Given entries:
+===+

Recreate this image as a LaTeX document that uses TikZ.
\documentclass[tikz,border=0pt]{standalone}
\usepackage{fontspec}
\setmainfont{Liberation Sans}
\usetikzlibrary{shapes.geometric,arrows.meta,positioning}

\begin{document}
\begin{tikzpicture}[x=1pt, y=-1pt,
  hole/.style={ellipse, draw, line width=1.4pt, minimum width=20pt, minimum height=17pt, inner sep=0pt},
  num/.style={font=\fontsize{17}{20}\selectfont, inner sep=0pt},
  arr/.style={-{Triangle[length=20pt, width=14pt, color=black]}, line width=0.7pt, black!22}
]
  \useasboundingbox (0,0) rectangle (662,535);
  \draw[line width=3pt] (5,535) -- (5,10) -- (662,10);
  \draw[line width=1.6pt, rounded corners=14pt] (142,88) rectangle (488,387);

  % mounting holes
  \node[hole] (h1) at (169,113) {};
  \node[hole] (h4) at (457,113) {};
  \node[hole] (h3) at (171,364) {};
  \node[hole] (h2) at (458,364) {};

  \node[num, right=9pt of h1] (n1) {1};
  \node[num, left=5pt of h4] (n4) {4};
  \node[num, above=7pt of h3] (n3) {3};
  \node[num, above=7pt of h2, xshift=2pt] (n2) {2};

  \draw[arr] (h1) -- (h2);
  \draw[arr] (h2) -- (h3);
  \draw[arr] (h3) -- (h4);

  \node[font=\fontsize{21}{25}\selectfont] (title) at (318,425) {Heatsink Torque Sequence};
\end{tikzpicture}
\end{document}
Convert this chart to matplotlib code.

+===+

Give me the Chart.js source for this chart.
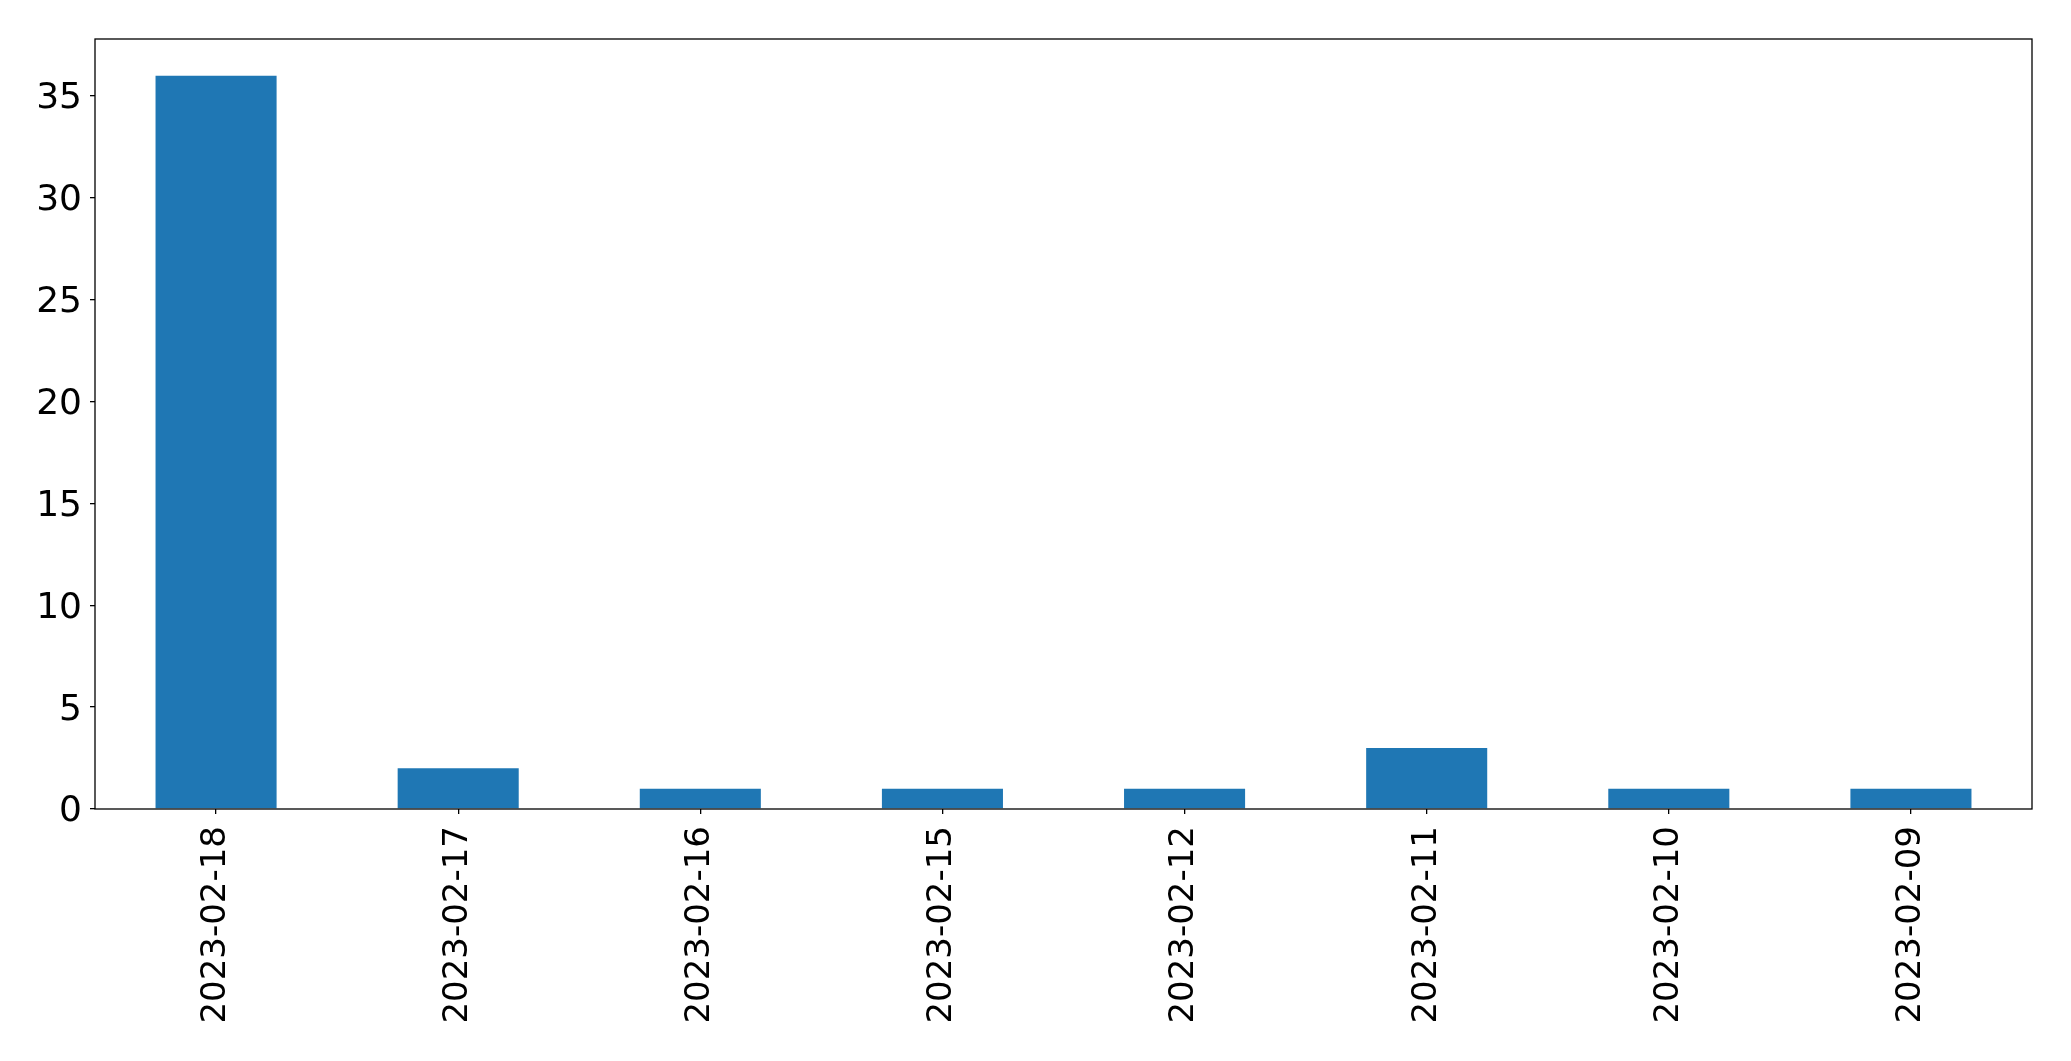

+===+

Task requirements: Above are the records. Copy every line in them holding "this".

The output:
Recreate this image as a LaTeX document that uses TikZ.
Convert this chart to matplotlib code.
Give me the Chart.js source for this chart.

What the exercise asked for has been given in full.